Wellesley staff members take a tour of the science center at North Carolina State University.

Architect Roger Duffy (center) and faculty members visited North Carolina State University while investigating innovative teaching spaces at institutions around the country. Dean Ann Velenchik says the visits inspired them with the possibilities, but also showed them what not to do.

Photo by Amos Chan

Architect Roger Duffy (center) and faculty members visited North Carolina State University while investigating innovative teaching spaces at institutions around the country. Dean Ann Velenchik says the visits inspired them with the possibilities, but also showed them what not to do.

Photo by Amos Chan

Look the future squarely in the face.

In recent months, that has been the daunting charge to a small group of science faculty, working with the Provost’s Office, the College’s facilities team, and architects from Skidmore, Owings, and Merrill in New York. Their project? To develop a vision for a new science center at Wellesley—one that is inviting, flexible, sustainable, and promotes collaborative teaching and research.

In 2016, the Wellesley College Board of Trustees approved a construction plan that includes replacing Sage Hall, the 1931 brick building at the back of the Science Center that has been riddled with infrastructure failures and is structurally inadequate for contemporary science. The 1977 “L-Wing” with laboratories at the front of the complex, and the “E-Wing” at the side, will remain.

In the summer of 2016, the Science Center Faculty Advisory Committee members and their partners began working to develop the program for the new building, considering what elements were necessary to support their vision for teaching science at the College. They spent this past summer on schematic design, focusing on how the necessary elements might fit together within the structure. In the process, the group solicited information from students and academic departments and visited innovative teaching spaces at colleges and universities around the country, ranging from the University of Minnesota to Duke University.
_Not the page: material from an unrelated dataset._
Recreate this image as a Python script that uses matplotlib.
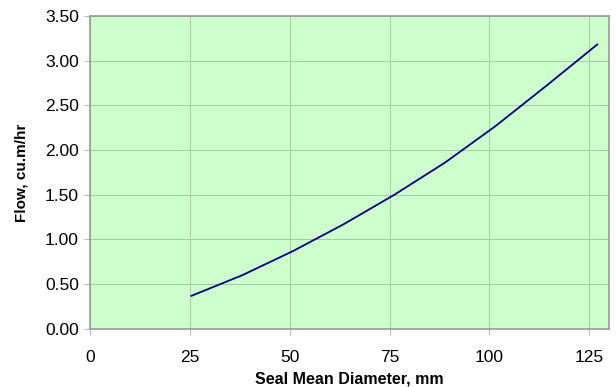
import matplotlib.pyplot as plt

# Seal mean diameter (mm) vs flow (cu.m/hr)
diametro = [25.4, 38.1, 50.8, 63.5, 76.2, 88.9, 101.6, 114.3, 127.0]
flujo = [0.37, 0.60, 0.87, 1.17, 1.50, 1.86, 2.27, 2.72, 3.18]

plt.rcParams['font.family'] = ['Liberation Sans', 'DejaVu Sans']

fig = plt.figure(figsize=(6.16, 3.87), dpi=100)
ax = fig.add_axes([0.146, 0.150, 0.843, 0.809])
ax.set_facecolor('#CCFFCC')

ax.plot(diametro, flujo, color='#000080', linewidth=1.3)

ax.set_xlim(0, 130)
ax.set_ylim(0, 3.5)
ax.set_xticks([0, 25, 50, 75, 100, 125])
ax.set_yticks([0, 0.5, 1.0, 1.5, 2.0, 2.5, 3.0, 3.5])
ax.set_yticklabels(['%.2f' % v for v in ax.get_yticks()])

ax.grid(True, color='#A8C8A8', linewidth=0.7)
ax.set_axisbelow(True)
for s in ax.spines.values():
    s.set_color('#999999')
    s.set_linewidth(1.2)

ax.tick_params(axis='both', labelsize=12.5, length=4, color='#BBBBBB', pad=4)
ax.tick_params(axis='x', pad=11)

ax.set_xlabel('Seal Mean Diameter, mm', fontsize=11.5, fontweight='bold', labelpad=5)
ax.set_ylabel('Flow, cu.m/hr', fontsize=11, fontweight='bold', labelpad=12)

fig.savefig('out.png', dpi=100)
Led by Dean of Academic Affairs Ann Velenchik and Science Center Director Cathy Summa ’83, the advisory group has attempted to look beyond a narrow focus of departmental needs. “We are looking at shared spaces, rather than department-owned spaces,” Velenchik says, “spaces for more kinds of collaboration between students, between faculty, and between faculty and students.” One key component of the building will be the T.T. and W.F. Chao Foundation Innovation Hub, given in honor of the parents of Wellesley trustee Dorothy Chao Jenkins ’68. It will provide laboratory and active-learning and teaching spaces to be used by all disciplines.

“We are trying to create spaces that support and display the myriad ways in which Wellesley students learn through interactions with peers and faculty,” says Nolan Flynn, associate professor of chemistry. “This isn’t simply about classrooms having the latest technology, though that helps. It is about having a palette of classrooms that assist faculty in lecturing effectively with good sightlines and acoustics, in facilitating interactive small-group work, in moving in real time from the theory to the hands-on practice of doing science, some of which are hard, if not impossible, to create in our current building.”

Construction is currently slated to begin in the summer of 2018. While the building is going up, Wellesley will do science in what Velenchik calls “a trailer farm” on a nearby parking lot.

“For 2018–19, we have a plan to take over 100,000 square feet of activity and shove it into 30,000 square feet of trailers,” she says. “That will require flexibility, creativity, cooperation, and probably butter.”